*Written task*
Only the lines from the first one through the line with "const fmtDec = (v: number)" should be printed, exactly as they appear.

-- BEGIN Supplied data --

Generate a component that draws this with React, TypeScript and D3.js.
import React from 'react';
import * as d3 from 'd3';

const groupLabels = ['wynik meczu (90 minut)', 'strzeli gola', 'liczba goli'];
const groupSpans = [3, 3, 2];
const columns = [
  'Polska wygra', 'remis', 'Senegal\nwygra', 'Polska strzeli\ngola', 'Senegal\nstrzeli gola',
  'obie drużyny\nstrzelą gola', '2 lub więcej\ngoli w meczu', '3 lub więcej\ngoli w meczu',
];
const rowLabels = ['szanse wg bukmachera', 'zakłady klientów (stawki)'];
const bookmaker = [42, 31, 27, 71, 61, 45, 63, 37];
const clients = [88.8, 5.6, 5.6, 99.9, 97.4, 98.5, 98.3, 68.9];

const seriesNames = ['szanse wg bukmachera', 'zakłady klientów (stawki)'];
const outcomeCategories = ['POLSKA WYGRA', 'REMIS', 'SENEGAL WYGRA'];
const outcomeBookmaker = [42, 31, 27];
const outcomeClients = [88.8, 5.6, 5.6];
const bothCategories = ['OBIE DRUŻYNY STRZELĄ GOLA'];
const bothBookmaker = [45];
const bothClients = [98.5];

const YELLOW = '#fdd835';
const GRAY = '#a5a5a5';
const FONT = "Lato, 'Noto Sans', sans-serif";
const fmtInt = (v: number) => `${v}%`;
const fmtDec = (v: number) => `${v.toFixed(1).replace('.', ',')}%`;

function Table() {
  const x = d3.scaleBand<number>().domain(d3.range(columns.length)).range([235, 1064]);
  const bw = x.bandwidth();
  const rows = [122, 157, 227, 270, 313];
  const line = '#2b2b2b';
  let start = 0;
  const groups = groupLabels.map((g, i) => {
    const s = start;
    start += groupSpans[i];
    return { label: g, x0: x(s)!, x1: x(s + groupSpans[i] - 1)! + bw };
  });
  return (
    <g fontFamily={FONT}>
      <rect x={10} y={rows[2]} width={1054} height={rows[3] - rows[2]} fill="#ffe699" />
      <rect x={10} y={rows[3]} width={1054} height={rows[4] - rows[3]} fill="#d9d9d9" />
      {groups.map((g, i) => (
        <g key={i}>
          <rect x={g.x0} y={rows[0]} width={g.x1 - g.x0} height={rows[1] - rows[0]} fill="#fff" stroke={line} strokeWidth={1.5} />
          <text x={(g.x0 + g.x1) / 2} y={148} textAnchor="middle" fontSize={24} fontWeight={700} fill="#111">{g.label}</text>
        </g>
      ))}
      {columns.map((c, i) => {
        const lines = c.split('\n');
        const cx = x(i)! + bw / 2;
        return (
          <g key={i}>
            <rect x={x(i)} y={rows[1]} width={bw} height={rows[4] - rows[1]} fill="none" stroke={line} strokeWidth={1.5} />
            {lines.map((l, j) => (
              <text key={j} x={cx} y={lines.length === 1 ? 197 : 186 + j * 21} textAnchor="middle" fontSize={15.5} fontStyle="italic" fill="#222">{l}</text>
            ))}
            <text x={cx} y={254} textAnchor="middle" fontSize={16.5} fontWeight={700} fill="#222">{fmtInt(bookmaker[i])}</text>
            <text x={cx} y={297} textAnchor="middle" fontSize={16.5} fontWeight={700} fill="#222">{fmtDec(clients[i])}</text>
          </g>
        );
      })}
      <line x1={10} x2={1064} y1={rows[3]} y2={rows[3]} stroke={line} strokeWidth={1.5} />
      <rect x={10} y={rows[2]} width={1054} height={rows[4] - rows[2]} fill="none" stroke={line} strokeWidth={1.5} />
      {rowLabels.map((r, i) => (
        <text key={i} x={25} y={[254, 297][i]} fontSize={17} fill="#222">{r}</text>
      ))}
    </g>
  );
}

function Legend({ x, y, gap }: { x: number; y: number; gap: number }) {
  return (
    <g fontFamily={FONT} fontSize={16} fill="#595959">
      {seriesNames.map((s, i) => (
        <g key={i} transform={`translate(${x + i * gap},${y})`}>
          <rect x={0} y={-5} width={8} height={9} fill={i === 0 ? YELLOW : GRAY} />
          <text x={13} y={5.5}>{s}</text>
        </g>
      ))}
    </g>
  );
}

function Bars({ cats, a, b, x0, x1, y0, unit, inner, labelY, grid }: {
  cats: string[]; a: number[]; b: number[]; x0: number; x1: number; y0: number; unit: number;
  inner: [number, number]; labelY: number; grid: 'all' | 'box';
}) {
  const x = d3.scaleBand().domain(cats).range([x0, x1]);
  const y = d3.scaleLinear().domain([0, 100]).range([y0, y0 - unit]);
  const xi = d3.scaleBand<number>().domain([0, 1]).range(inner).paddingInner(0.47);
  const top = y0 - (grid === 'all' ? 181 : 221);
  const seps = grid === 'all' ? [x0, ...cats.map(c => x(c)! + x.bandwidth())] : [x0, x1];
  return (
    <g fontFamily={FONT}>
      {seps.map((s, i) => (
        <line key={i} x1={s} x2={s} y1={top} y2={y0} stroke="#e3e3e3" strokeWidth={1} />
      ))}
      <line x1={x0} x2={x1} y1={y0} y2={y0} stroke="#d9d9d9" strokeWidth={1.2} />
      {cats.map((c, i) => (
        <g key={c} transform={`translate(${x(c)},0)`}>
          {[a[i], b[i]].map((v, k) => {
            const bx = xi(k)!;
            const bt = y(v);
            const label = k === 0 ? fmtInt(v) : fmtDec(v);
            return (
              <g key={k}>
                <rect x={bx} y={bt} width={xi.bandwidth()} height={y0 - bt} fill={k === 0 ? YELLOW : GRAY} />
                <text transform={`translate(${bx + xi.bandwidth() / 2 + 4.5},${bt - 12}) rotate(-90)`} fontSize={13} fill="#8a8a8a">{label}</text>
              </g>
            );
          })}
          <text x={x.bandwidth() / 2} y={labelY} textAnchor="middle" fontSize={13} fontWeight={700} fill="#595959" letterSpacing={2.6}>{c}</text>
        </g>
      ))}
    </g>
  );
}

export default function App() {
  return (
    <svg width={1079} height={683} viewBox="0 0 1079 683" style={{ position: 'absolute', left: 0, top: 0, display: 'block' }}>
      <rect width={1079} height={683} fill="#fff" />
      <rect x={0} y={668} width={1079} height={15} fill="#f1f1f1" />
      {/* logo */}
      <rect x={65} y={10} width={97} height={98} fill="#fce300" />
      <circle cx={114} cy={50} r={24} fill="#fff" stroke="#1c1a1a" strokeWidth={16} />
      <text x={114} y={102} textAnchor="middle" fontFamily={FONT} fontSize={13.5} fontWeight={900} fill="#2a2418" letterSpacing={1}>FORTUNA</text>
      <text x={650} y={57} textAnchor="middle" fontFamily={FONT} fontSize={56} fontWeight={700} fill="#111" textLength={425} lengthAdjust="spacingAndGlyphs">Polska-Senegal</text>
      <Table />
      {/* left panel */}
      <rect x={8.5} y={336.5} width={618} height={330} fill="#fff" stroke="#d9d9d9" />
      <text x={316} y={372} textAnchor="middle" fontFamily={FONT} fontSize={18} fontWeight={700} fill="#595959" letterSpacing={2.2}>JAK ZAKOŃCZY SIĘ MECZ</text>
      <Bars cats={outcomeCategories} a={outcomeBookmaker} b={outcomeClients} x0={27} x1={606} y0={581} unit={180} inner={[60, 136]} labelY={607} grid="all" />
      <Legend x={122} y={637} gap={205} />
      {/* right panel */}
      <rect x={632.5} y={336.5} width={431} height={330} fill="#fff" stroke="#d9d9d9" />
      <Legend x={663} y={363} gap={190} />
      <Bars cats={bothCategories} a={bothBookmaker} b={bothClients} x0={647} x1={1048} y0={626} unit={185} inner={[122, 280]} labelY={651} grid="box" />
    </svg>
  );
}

-- END Supplied data --

*Answer to this task*
Generate a component that draws this with React, TypeScript and D3.js.
import React from 'react';
import * as d3 from 'd3';

const groupLabels = ['wynik meczu (90 minut)', 'strzeli gola', 'liczba goli'];
const groupSpans = [3, 3, 2];
const columns = [
  'Polska wygra', 'remis', 'Senegal\nwygra', 'Polska strzeli\ngola', 'Senegal\nstrzeli gola',
  'obie drużyny\nstrzelą gola', '2 lub więcej\ngoli w meczu', '3 lub więcej\ngoli w meczu',
];
const rowLabels = ['szanse wg bukmachera', 'zakłady klientów (stawki)'];
const bookmaker = [42, 31, 27, 71, 61, 45, 63, 37];
const clients = [88.8, 5.6, 5.6, 99.9, 97.4, 98.5, 98.3, 68.9];

const seriesNames = ['szanse wg bukmachera', 'zakłady klientów (stawki)'];
const outcomeCategories = ['POLSKA WYGRA', 'REMIS', 'SENEGAL WYGRA'];
const outcomeBookmaker = [42, 31, 27];
const outcomeClients = [88.8, 5.6, 5.6];
const bothCategories = ['OBIE DRUŻYNY STRZELĄ GOLA'];
const bothBookmaker = [45];
const bothClients = [98.5];

const YELLOW = '#fdd835';
const GRAY = '#a5a5a5';
const FONT = "Lato, 'Noto Sans', sans-serif";
const fmtInt = (v: number) => `${v}%`;
const fmtDec = (v: number) => `${v.toFixed(1).replace('.', ',')}%`;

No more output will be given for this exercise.